Oh, and I also thought about doing spoof names of the characters, like Ganondalf, Grimli, Froodoo, Eragorn, and such.
Subtitle= 60 years later (Frodo sitting u8nder a tree reading a porn mag)
-
(Frodo hears Gandalf humming and gets up)
-
(Gandalf coming up the road) Frodo: You're late.
-
Gandalf: A wizard is never late...nor is he ever too early. He always arrives precisly when traffic will allow it.
-
(Frodo and Gandalf look at each other)
-
(Then they both laugh and hug)
-
Frodo: So what's happening in the outside world? I want to hear everything. (Sitting in cart with Gandalf)
-
Gandalf: Everything? Geez, don't you ever watch BBC World news?
Frodo: No.
-
Gandalf: Well, not much has been happening. Game consels come and go, people still ignore Global Warming, evil warlords are plotting the destruction of humanity. Same old, same old.(driving through Shire)
-
Frodo: You know, we Bagginses used to be very well thought of. We never had any adventures and never did anything unexpected.

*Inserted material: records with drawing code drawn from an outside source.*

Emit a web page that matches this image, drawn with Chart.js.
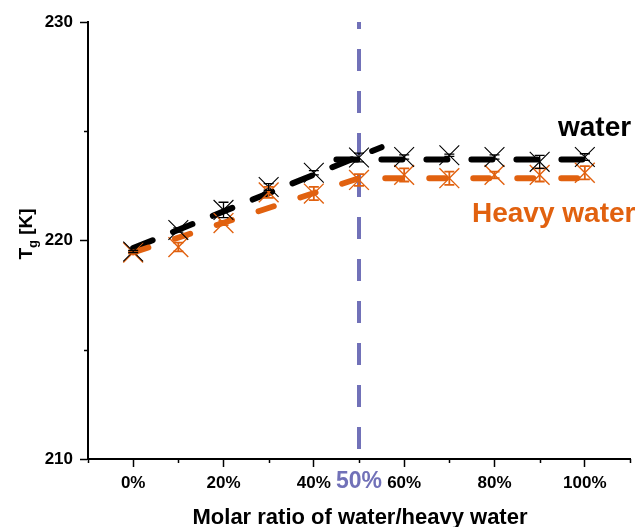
<!DOCTYPE html>
<html><head><meta charset="utf-8">
<script src="https://cdn.jsdelivr.net/npm/chart.js@4/dist/chart.umd.min.js"></script>
<style>html,body{margin:0;padding:0;background:#fff}#wrap{width:639px;height:527px}</style>
</head><body><div id="wrap"><canvas id="c" width="639" height="527"></canvas></div>
<script>
// ---- data ----
const ratios = [0, 10, 20, 30, 40, 50, 60, 70, 80, 90, 100];
const waterTg = [219.5, 220.48, 221.4, 222.45, 223.1, 223.8, 223.82, 223.9, 223.82, 223.6, 223.82];
const waterErr = [0.05, 0.1, 0.35, 0.15, 0.1, 0.2, 0.1, 0.05, 0.1, 0.3, 0.15];
const heavyTg = [219.45, 219.7, 220.8, 222.2, 222.15, 222.77, 223.0, 222.85, 223.0, 223.0, 223.1];
const heavyErr = [0.05, 0.2, 0.1, 0.25, 0.3, 0.27, 0.3, 0.3, 0.15, 0.3, 0.3];
const waterTrendX = [0, 55];
const waterTrendY = [219.65, 224.27];
const waterPlateauX = [45, 100];
const waterPlateauY = [223.71, 223.71];
const heavyTrendX = [0, 50, 100];
const heavyTrendY = [219.45, 222.85, 222.85];
const xTickLabels = [0, 20, 40, 60, 80, 100];
const yTickLabels = [210, 220, 230];
const markRatio = 50;
const seriesNames = ['water', 'Heavy water'];

const BLACK = '#000000';
const ORANGE = '#e1610f';
const BLUE = '#7171b8';
const FONT = '"Liberation Sans", Arial, sans-serif';

const pts = (xs, ys) => xs.map((x, i) => ({x: x, y: ys[i]}));

const errorBars = {
  id: 'errorBars',
  afterDatasetsDraw(chart) {
    const ctx = chart.ctx, xs = chart.scales.x, ys = chart.scales.y;
    const sets = [[heavyTg, heavyErr, ORANGE, 1.8], [waterTg, waterErr, BLACK, 1.3]];
    ctx.save();
    sets.forEach(([vals, errs, col, lw]) => {
      ctx.strokeStyle = col; ctx.lineWidth = lw;
      ratios.forEach((r, i) => {
        const px = xs.getPixelForValue(r);
        const t = ys.getPixelForValue(vals[i] + errs[i]);
        const b = ys.getPixelForValue(vals[i] - errs[i]);
        ctx.beginPath();
        ctx.moveTo(px, t); ctx.lineTo(px, b);
        ctx.moveTo(px - 5, t); ctx.lineTo(px + 5, t);
        ctx.moveTo(px - 5, b); ctx.lineTo(px + 5, b);
        ctx.stroke();
      });
    });
    ctx.restore();
  }
};

const decor = {
  id: 'decor',
  beforeDatasetsDraw(chart) {
    const ctx = chart.ctx, xs = chart.scales.x, a = chart.chartArea;
    const px = xs.getPixelForValue(markRatio);
    ctx.save();
    ctx.strokeStyle = BLUE; ctx.lineWidth = 4;
    ctx.setLineDash([22, 20]); ctx.lineDashOffset = 15;
    ctx.beginPath(); ctx.moveTo(px, a.top); ctx.lineTo(px, a.bottom); ctx.stroke();
    ctx.restore();
  },
  afterDraw(chart) {
    const ctx = chart.ctx, xs = chart.scales.x, ys = chart.scales.y, a = chart.chartArea;
    ctx.save();
    // minor ticks
    ctx.strokeStyle = BLACK; ctx.lineWidth = 1.5;
    for (let v = -10; v <= 110; v += 10) {
      if (xTickLabels.includes(v)) continue;
      const px = Math.round(xs.getPixelForValue(v)) + 0.5;
      ctx.beginPath(); ctx.moveTo(px, a.bottom); ctx.lineTo(px, a.bottom + 4); ctx.stroke();
    }
    for (let v = 215; v <= 225; v += 10) {
      const py = Math.round(ys.getPixelForValue(v)) + 0.5;
      ctx.beginPath(); ctx.moveTo(a.left, py); ctx.lineTo(a.left - 4, py); ctx.stroke();
    }
    // 50% label
    ctx.fillStyle = BLUE; ctx.font = 'bold 23px ' + FONT;
    ctx.textAlign = 'center'; ctx.textBaseline = 'middle';
    ctx.fillText(markRatio + '%', xs.getPixelForValue(markRatio), 482);
    // series labels
    ctx.textAlign = 'left'; ctx.textBaseline = 'alphabetic';
    ctx.font = 'bold 28px ' + FONT;
    ctx.fillStyle = BLACK; ctx.fillText(seriesNames[0], 558, 136);
    ctx.fillStyle = ORANGE; ctx.fillText(seriesNames[1], 472, 222);
    // x title
    ctx.fillStyle = BLACK; ctx.font = 'bold 22px ' + FONT; ctx.textAlign = 'center';
    ctx.fillText('Molar ratio of water/heavy water', (a.left + a.right) / 2 + 1, 524);
    // y title T_g [K]
    ctx.translate(32, 234); ctx.rotate(-Math.PI / 2);
    ctx.textAlign = 'left';
    const f1 = 'bold 19px ' + FONT, f2 = 'bold 13px ' + FONT;
    ctx.font = f1; const wT = ctx.measureText('T').width; const wK = ctx.measureText(' [K]').width;
    ctx.font = f2; const wg = ctx.measureText('g').width;
    let x0 = -(wT + wg + wK) / 2;
    ctx.font = f1; ctx.fillText('T', x0, 0);
    ctx.font = f2; ctx.fillText('g', x0 + wT, 5);
    ctx.font = f1; ctx.fillText(' [K]', x0 + wT + wg, 0);
    ctx.restore();
  }
};

new Chart(document.getElementById('c'), {
  type: 'scatter',
  data: {
    datasets: [
      {label: 'water markers', data: pts(ratios, waterTg), pointStyle: 'crossRot', pointRadius: 14,
       borderColor: BLACK, backgroundColor: BLACK, pointBorderWidth: 1.1, showLine: false},
      {label: 'heavy markers', data: pts(ratios, heavyTg), pointStyle: 'crossRot', pointRadius: 14,
       borderColor: ORANGE, backgroundColor: ORANGE, pointBorderWidth: 1.4, showLine: false},
      {label: 'heavy trend', data: pts(heavyTrendX, heavyTrendY), showLine: true, pointRadius: 0,
       borderColor: ORANGE, borderWidth: 6, borderDash: [16, 28], borderCapStyle: 'round', fill: false},
      {label: 'water plateau', data: pts(waterPlateauX, waterPlateauY), showLine: true, pointRadius: 0,
       borderColor: BLACK, borderWidth: 6, borderDash: [21, 24], borderCapStyle: 'round', fill: false},
      {label: 'water trend', data: pts(waterTrendX, waterTrendY), showLine: true, pointRadius: 0,
       borderColor: BLACK, borderWidth: 6, borderDash: [21, 22], borderCapStyle: 'round', fill: false}
    ]
  },
  options: {
    responsive: false, animation: false, devicePixelRatio: 1,
    layout: {autoPadding: false, padding: {top: 22, right: 9, left: 0, bottom: 0}},
    plugins: {legend: {display: false}, tooltip: {enabled: false}},
    scales: {
      x: {
        type: 'linear', min: -10, max: 110,
        afterFit: s => { s.height = 68; },
        afterBuildTicks: s => { s.ticks = []; for (let v = -10; v <= 110; v += 10) s.ticks.push({value: v}); },
        border: {display: true, color: BLACK, width: 2},
        grid: {display: true, drawOnChartArea: false, drawTicks: true, tickLength: 8, tickWidth: 1.5,
               color: c => (c.tick && xTickLabels.includes(c.tick.value)) ? BLACK : 'rgba(0,0,0,0)'},
        ticks: {autoSkip: false, maxRotation: 0, padding: 6, color: BLACK,
                font: {family: FONT, size: 17, weight: 'bold'},
                callback: v => xTickLabels.includes(v) ? v + '%' : ''}
      },
      y: {
        type: 'linear', min: 210, max: 230,
        afterFit: s => { s.width = 88; },
        afterBuildTicks: s => { s.ticks = []; for (let v = 210; v <= 230; v += 5) s.ticks.push({value: v}); },
        border: {display: true, color: BLACK, width: 2},
        grid: {display: true, drawOnChartArea: false, drawTicks: true, tickLength: 8, tickWidth: 1.5,
               color: c => (c.tick && yTickLabels.includes(c.tick.value)) ? BLACK : 'rgba(0,0,0,0)'},
        ticks: {autoSkip: false, padding: 7, color: BLACK,
                font: {family: FONT, size: 17, weight: 'bold'},
                callback: v => yTickLabels.includes(v) ? String(v) : ''}
      }
    }
  },
  plugins: [errorBars, decor]
});
</script></body></html>
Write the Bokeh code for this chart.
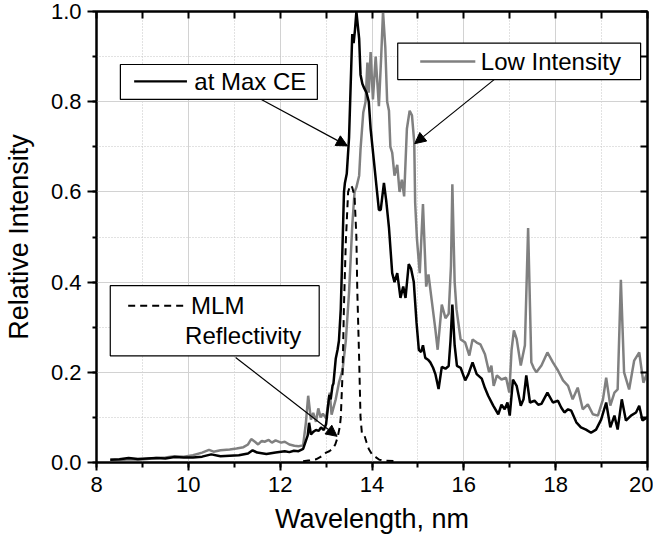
from bokeh.plotting import figure
from bokeh.models import (SingleIntervalTicker, FixedTicker, LinearAxis, NumeralTickFormatter,
                          BoxAnnotation, Label, Arrow, NormalHead)
from bokeh.embed import file_html
from bokeh.resources import INLINE

# ---------------- data ----------------
max_ce_x = [8.3, 8.5, 8.7, 8.9, 9.1, 9.3, 9.5, 9.7, 9.9, 10.1, 10.3, 10.5, 10.7, 10.9,
            11.1, 11.3, 11.4, 11.5, 11.7, 11.9, 12.1, 12.2, 12.3, 12.4, 12.5, 12.55,
            12.6, 12.63, 12.67, 12.72, 12.78, 12.84, 12.89, 12.95, 13.0, 13.07, 13.1,
            13.14, 13.16, 13.21, 13.25, 13.28, 13.32, 13.35, 13.39, 13.41, 13.45, 13.5,
            13.57, 13.6, 13.63, 13.66, 13.69, 13.72, 13.75, 13.79, 13.83, 13.88, 13.93,
            13.97, 14.04, 14.11, 14.15, 14.19, 14.26, 14.31, 14.37, 14.44, 14.49, 14.55,
            14.62, 14.68, 14.73, 14.8, 14.85, 14.91, 14.97, 15.02, 15.07, 15.11, 15.16,
            15.22, 15.27, 15.33, 15.38, 15.45, 15.52, 15.6, 15.67, 15.71, 15.75, 15.8,
            15.85, 15.93, 16.03, 16.1, 16.19, 16.28, 16.39, 16.46, 16.53, 16.64, 16.75,
            16.82, 16.89, 16.95, 17.0, 17.07, 17.15, 17.24, 17.3, 17.36, 17.44, 17.54,
            17.62, 17.69, 17.82, 17.94, 18.05, 18.12, 18.19, 18.27, 18.34, 18.45, 18.55,
            18.66, 18.77, 18.88, 18.99, 19.1, 19.19, 19.28, 19.35, 19.44, 19.53, 19.64,
            19.75, 19.82, 19.89, 20.0]
max_ce_y = [0.006, 0.007, 0.010, 0.008, 0.009, 0.010, 0.009, 0.012, 0.011, 0.011, 0.013,
            0.018, 0.014, 0.015, 0.016, 0.020, 0.027, 0.022, 0.019, 0.022, 0.025, 0.023,
            0.026, 0.025, 0.030, 0.045, 0.060, 0.088, 0.062, 0.068, 0.072, 0.070, 0.078,
            0.072, 0.085, 0.15, 0.14, 0.17, 0.175, 0.23, 0.25, 0.27, 0.34, 0.45, 0.60,
            0.62, 0.64, 0.72, 0.95, 0.93, 0.96, 1.0, 0.97, 0.94, 0.86, 0.84, 0.83, 0.82,
            0.80, 0.74, 0.67, 0.60, 0.56, 0.56, 0.62, 0.58, 0.52, 0.42, 0.40, 0.42, 0.365,
            0.39, 0.365, 0.44, 0.43, 0.40, 0.31, 0.25, 0.245, 0.26, 0.232, 0.228, 0.222,
            0.21, 0.196, 0.163, 0.212, 0.208, 0.214, 0.27, 0.35, 0.26, 0.214, 0.21, 0.182,
            0.196, 0.222, 0.196, 0.186, 0.165, 0.148, 0.126, 0.107, 0.128, 0.118, 0.133,
            0.104, 0.184, 0.17, 0.126, 0.14, 0.193, 0.133, 0.137, 0.128, 0.13, 0.155,
            0.133, 0.137, 0.122, 0.111, 0.118, 0.115, 0.089, 0.078, 0.073, 0.066, 0.073,
            0.095, 0.133, 0.078, 0.104, 0.073, 0.14, 0.093, 0.104, 0.111, 0.126, 0.093,
            0.1]

low_x = [8.3, 8.5, 8.7, 8.9, 9.1, 9.3, 9.5, 9.7, 9.9, 10.1, 10.3, 10.45, 10.55, 10.7,
         10.9, 11.05, 11.2, 11.3, 11.37, 11.45, 11.52, 11.6, 11.66, 11.75, 11.82, 11.9,
         12.02, 12.1, 12.2, 12.31, 12.4, 12.5, 12.56, 12.61, 12.67, 12.72, 12.78, 12.83,
         12.88, 12.93, 13.0, 13.08, 13.12, 13.21, 13.28, 13.36, 13.43, 13.5, 13.57, 13.62,
         13.66, 13.72, 13.75, 13.81, 13.86, 13.9, 13.93, 13.97, 14.02, 14.08, 14.15, 14.2,
         14.24, 14.29, 14.33, 14.37, 14.4, 14.44, 14.49, 14.55, 14.6, 14.65, 14.7, 14.76,
         14.82, 14.87, 14.92, 14.94, 14.98, 15.04, 15.11, 15.18, 15.23, 15.3, 15.38, 15.43,
         15.49, 15.52, 15.6, 15.67, 15.72, 15.75, 15.8, 15.84, 15.93, 16.03, 16.12, 16.19,
         16.28, 16.36, 16.46, 16.55, 16.6, 16.65, 16.72, 16.82, 16.92, 16.99, 17.04, 17.09,
         17.15, 17.24, 17.33, 17.4, 17.47, 17.52, 17.58, 17.69, 17.82, 17.94, 18.05, 18.16,
         18.27, 18.37, 18.48, 18.59, 18.7, 18.81, 18.92, 19.03, 19.1, 19.19, 19.28, 19.35,
         19.42, 19.49, 19.6, 19.71, 19.82, 19.91, 20.0]
low_y = [0.006, 0.005, 0.007, 0.006, 0.008, 0.010, 0.011, 0.014, 0.013, 0.016, 0.022,
         0.028, 0.024, 0.027, 0.029, 0.031, 0.034, 0.040, 0.052, 0.046, 0.040, 0.048,
         0.046, 0.050, 0.044, 0.049, 0.044, 0.046, 0.040, 0.037, 0.036, 0.038, 0.088,
         0.148, 0.095, 0.11, 0.09, 0.12, 0.10, 0.108, 0.098, 0.155, 0.106, 0.14, 0.177,
         0.206, 0.27, 0.377, 0.525, 0.60, 0.61, 0.636, 0.694, 0.776, 0.80, 0.887, 0.82,
         0.91, 0.805, 0.90, 0.79, 0.90, 1.0, 0.92, 0.80, 0.78, 0.70, 0.687, 0.636, 0.66,
         0.60, 0.627, 0.59, 0.74, 0.78, 0.77, 0.71, 0.576, 0.494, 0.42, 0.573, 0.39, 0.417,
         0.36, 0.295, 0.25, 0.317, 0.35, 0.32, 0.33, 0.436, 0.617, 0.40, 0.34, 0.273,
         0.266, 0.237, 0.273, 0.266, 0.262, 0.24, 0.20, 0.215, 0.17, 0.193, 0.184, 0.188,
         0.155, 0.25, 0.293, 0.274, 0.215, 0.26, 0.52, 0.222, 0.21, 0.20, 0.215, 0.244,
         0.222, 0.204, 0.182, 0.17, 0.14, 0.166, 0.118, 0.129, 0.107, 0.104, 0.14, 0.188,
         0.126, 0.155, 0.162, 0.405, 0.20, 0.162, 0.226, 0.244, 0.177, 0.20]

mlm_x = [12.5, 12.65, 12.78, 12.85, 12.93, 13.0, 13.07, 13.14, 13.2, 13.25, 13.3, 13.32,
         13.36, 13.39, 13.43, 13.48, 13.53, 13.57, 13.62, 13.66, 13.68, 13.72, 13.75,
         13.78, 13.83, 13.88, 13.93, 14.0, 14.08, 14.16, 14.3, 14.48]
mlm_y = [0.003, 0.005, 0.007, 0.011, 0.015, 0.022, 0.025, 0.030, 0.040, 0.055, 0.080,
         0.10, 0.20, 0.35, 0.49, 0.60, 0.615, 0.61, 0.59, 0.50, 0.38, 0.23, 0.10, 0.065,
         0.062, 0.045, 0.030, 0.018, 0.012, 0.006, 0.004, 0.003]

x_ticks_all = [8, 9, 10, 11, 12, 13, 14, 15, 16, 17, 18, 19, 20]
y_ticks_all = [0.0, 0.1, 0.2, 0.3, 0.4, 0.5, 0.6, 0.7, 0.8, 0.9, 1.0]

x_title = "Wavelength, nm"
y_title = "Relative Intensity"
legend_max = "at Max CE"
legend_low = "Low Intensity"
legend_mlm = ["MLM", "Reflectivity"]

FONT = "Liberation Sans"
GRAY = "#808080"

# canvas 653x540 placed at the page's 8px margin
p = figure(width=653, height=540, x_range=(8, 20), y_range=(0, 1),
           output_backend="svg", toolbar_location=None,
           min_border_left=93, min_border_right=6, min_border_top=11,
           min_border_bottom=78)
p.outline_line_color = "black"
p.outline_line_width = 2
p.background_fill_color = "white"

xt = SingleIntervalTicker(interval=2, num_minor_ticks=2)
yt = SingleIntervalTicker(interval=0.2, num_minor_ticks=2)

for ax, t in ((p.xaxis[0], xt), (p.yaxis[0], yt)):
    ax.ticker = t
    ax.axis_line_width = 2
    ax.major_tick_line_width = 2
    ax.minor_tick_line_width = 2
    ax.major_tick_in = 0
    ax.minor_tick_in = 0
    ax.major_label_text_font = FONT
    ax.major_label_text_font_size = "22px"
    ax.major_label_text_color = "black"
    ax.axis_label_text_font = FONT
    ax.axis_label_text_font_size = "27px"
    ax.axis_label_text_font_style = "normal"
    ax.axis_label_text_color = "black"

p.xaxis[0].major_tick_out = 8
p.xaxis[0].minor_tick_out = 5
p.xaxis[0].major_label_standoff = 6
p.xaxis[0].axis_label_standoff = 9
p.xaxis[0].formatter = NumeralTickFormatter(format="0")
p.xaxis[0].axis_label = x_title

p.yaxis[0].major_tick_out = 9
p.yaxis[0].minor_tick_out = 4
p.yaxis[0].major_label_standoff = 6
p.yaxis[0].axis_label_standoff = 14
p.yaxis[0].formatter = NumeralTickFormatter(format="0.0")
p.yaxis[0].axis_label = y_title

# top and right frame axes: ticks pointing inward, labels not painted
top = LinearAxis(ticker=FixedTicker(ticks=x_ticks_all),
                 major_tick_in=7, major_tick_out=0, major_label_standoff=0,
                 major_label_text_font_size="1px", major_label_text_color=None,
                 axis_line_width=2, major_tick_line_width=2)
right = LinearAxis(ticker=FixedTicker(ticks=y_ticks_all),
                   major_tick_in=7, major_tick_out=0, major_label_standoff=0,
                   major_label_text_font_size="1px", major_label_text_color=None,
                   axis_line_width=2, major_tick_line_width=2)
p.add_layout(top, "above")
p.add_layout(right, "right")

for g in (p.xgrid[0], p.ygrid[0]):
    g.grid_line_color = "#d2d2d2"
    g.grid_line_width = 1
    g.minor_grid_line_color = "#c4c4c4"
    g.minor_grid_line_dash = "1 2"
    g.minor_grid_line_width = 1

# curves
p.line(low_x, low_y, line_color=GRAY, line_width=2.5)
p.line(max_ce_x, max_ce_y, line_color="black", line_width=2.5)
p.line(mlm_x, mlm_y, line_color="black", line_width=2, line_dash="7 5")

# arrows
head = dict(size=11, fill_color="black", line_color="black")
p.add_layout(Arrow(end=NormalHead(**head), x_start=11.59, y_start=0.805,
                   x_end=13.465, y_end=0.702, line_width=1.2))
p.add_layout(Arrow(end=NormalHead(**head), x_start=16.66, y_start=0.849,
                   x_end=14.93, y_end=0.707, line_width=1.2))
p.add_layout(Arrow(end=NormalHead(**head), x_start=11.03, y_start=0.233,
                   x_end=13.24, y_end=0.058, line_width=1.2))

# legend boxes
for (l, r, b, t) in ((8.52, 12.81, 0.805, 0.8825),
                     (14.56, 19.85, 0.849, 0.93),
                     (8.30, 12.85, 0.2366, 0.392)):
    p.add_layout(BoxAnnotation(left=l, right=r, bottom=b, top=t,
                               fill_color="white", fill_alpha=1.0,
                               line_color="black", line_width=1.2, line_alpha=1.0))

p.line([8.82, 9.97], [0.845, 0.845], line_color="black", line_width=2.2, level="overlay")
p.line([15.05, 16.25], [0.889, 0.889], line_color=GRAY, line_width=2.5, level="overlay")
p.line([8.69, 9.89], [0.3475, 0.3475], line_color="black", line_width=2,
       line_dash="7 5", level="overlay")

lab = dict(text_font=FONT, text_font_size="24px", text_color="black",
           text_baseline="middle", text_align="left")
p.add_layout(Label(x=10.13, y=0.845, text=legend_max, **lab))
p.add_layout(Label(x=16.37, y=0.889, text=legend_low, **lab))
p.add_layout(Label(x=10.06, y=0.3475, text=legend_mlm[0], **lab))
p.add_layout(Label(x=9.93, y=0.281, text=legend_mlm[1], **lab))

open("out.html", "w").write(file_html(p, INLINE))
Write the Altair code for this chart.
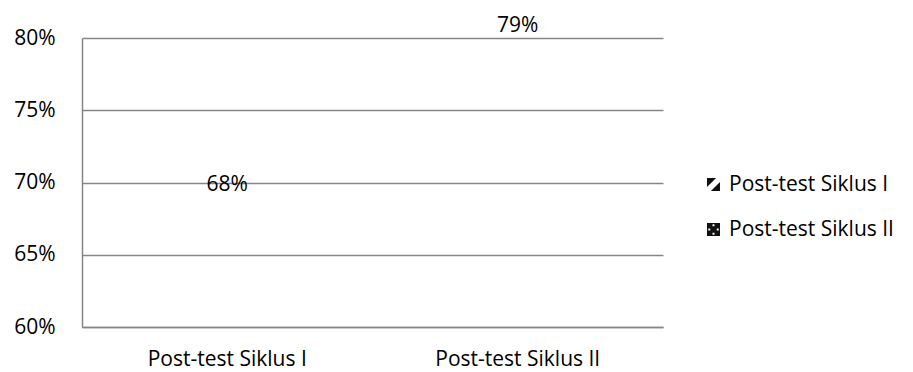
import altair as alt
import pandas as pd

categories = ["Post-test Siklus I", "Post-test Siklus II"]
series = ["Post-test Siklus I", "Post-test Siklus II"]
values = [0.68, 0.79]
y_ticks = [0.60, 0.65, 0.70, 0.75, 0.80]

df = pd.DataFrame({"kategori": categories, "seri": series, "nilai": values})

FONT = "Open Sans"
GRID = "#868686"

shape1 = "M-1,-1L0.4,-1L-1,0.4Z M1,1L-0.4,1L1,-0.4Z"
shape2 = ("M-1,-1H1V1H-1Z "
          "M-0.15,-0.8V-0.5H0.15V-0.8Z "
          "M-0.15,0.5V0.8H0.15V0.5Z "
          "M-0.8,-0.15V0.15H-0.5V-0.15Z "
          "M0.5,-0.15V0.15H0.8V-0.15Z")

legend_cfg = dict(title=None, orient="none", legendX=621, legendY=136,
                  symbolOpacity=1, symbolSize=170, symbolStrokeWidth=0,
                  labelFont=FONT, labelFontSize=21, labelColor="#000",
                  labelOffset=5, rowPadding=23, labelLimit=300)

x_enc = alt.X("kategori:N", sort=categories,
              scale=alt.Scale(paddingInner=0.4, paddingOuter=0.2),
              axis=alt.Axis(title=None, labelAngle=0, ticks=False, grid=False,
                            domainColor=GRID, domainWidth=1.5,
                            labelFont=FONT, labelFontSize=21, labelColor="#000",
                            labelPadding=21))
y_enc = alt.Y("nilai:Q", scale=alt.Scale(domain=[0.6, 0.8], nice=False, zero=False),
              axis=alt.Axis(title=None, values=y_ticks, format=".0%", ticks=False,
                            grid=True, gridColor=GRID, gridWidth=1.5,
                            domainColor=GRID, domainWidth=1.5,
                            labelFont=FONT, labelFontSize=21, labelColor="#000",
                            labelPadding=27))

base = alt.Chart(df)

bars = base.mark_bar(fillOpacity=0, strokeOpacity=0, clip=True).encode(
    x=x_enc, y=y_enc,
)

legend_pts = base.mark_point(filled=True, opacity=0).encode(
    x=alt.X("kategori:N", sort=categories),
    y=alt.Y("nilai:Q"),
    color=alt.Color("seri:N", sort=series,
                    scale=alt.Scale(domain=series, range=["#111111", "#111111"]),
                    legend=alt.Legend(**legend_cfg)),
    shape=alt.Shape("seri:N", sort=series,
                    scale=alt.Scale(domain=series, range=[shape1, shape2]),
                    legend=alt.Legend(**legend_cfg)),
)

labels = base.mark_text(font=FONT, fontSize=21, color="#000", baseline="alphabetic",
                        dy=-20).encode(
    x=alt.X("kategori:N", sort=categories),
    y=alt.Y("nilai:Q"),
    text=alt.Text("nilai:Q", format=".0%"),
)

chart = alt.layer(bars, legend_pts, labels).properties(
    width=581, height=289,
    autosize=alt.AutoSizeParams(type="none"),
    padding={"left": 82, "top": 38, "right": 250, "bottom": 45},
    background="white",
).configure_view(stroke=None)

chart.save("out.html", embed_options={"renderer": "svg", "actions": False})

Gandalf: Oh, how exciting. -
Gandalf: Well, if you're refering to the incident with the dragon, I was barely involved. I merely gave your uncle a littlepush out of the door.
Frodo: Well, whatever you did, you've officially been labeled "a disturber of the peace" -
(Wanted poster of Gandalf, wanted dead or alive, with a reward)
-
Gandalf: Well, that should be amusing.
Oh, and I also thought about doing spoof names of the characters, like Ganondalf, Grimli, Froodoo, Eragorn, and such.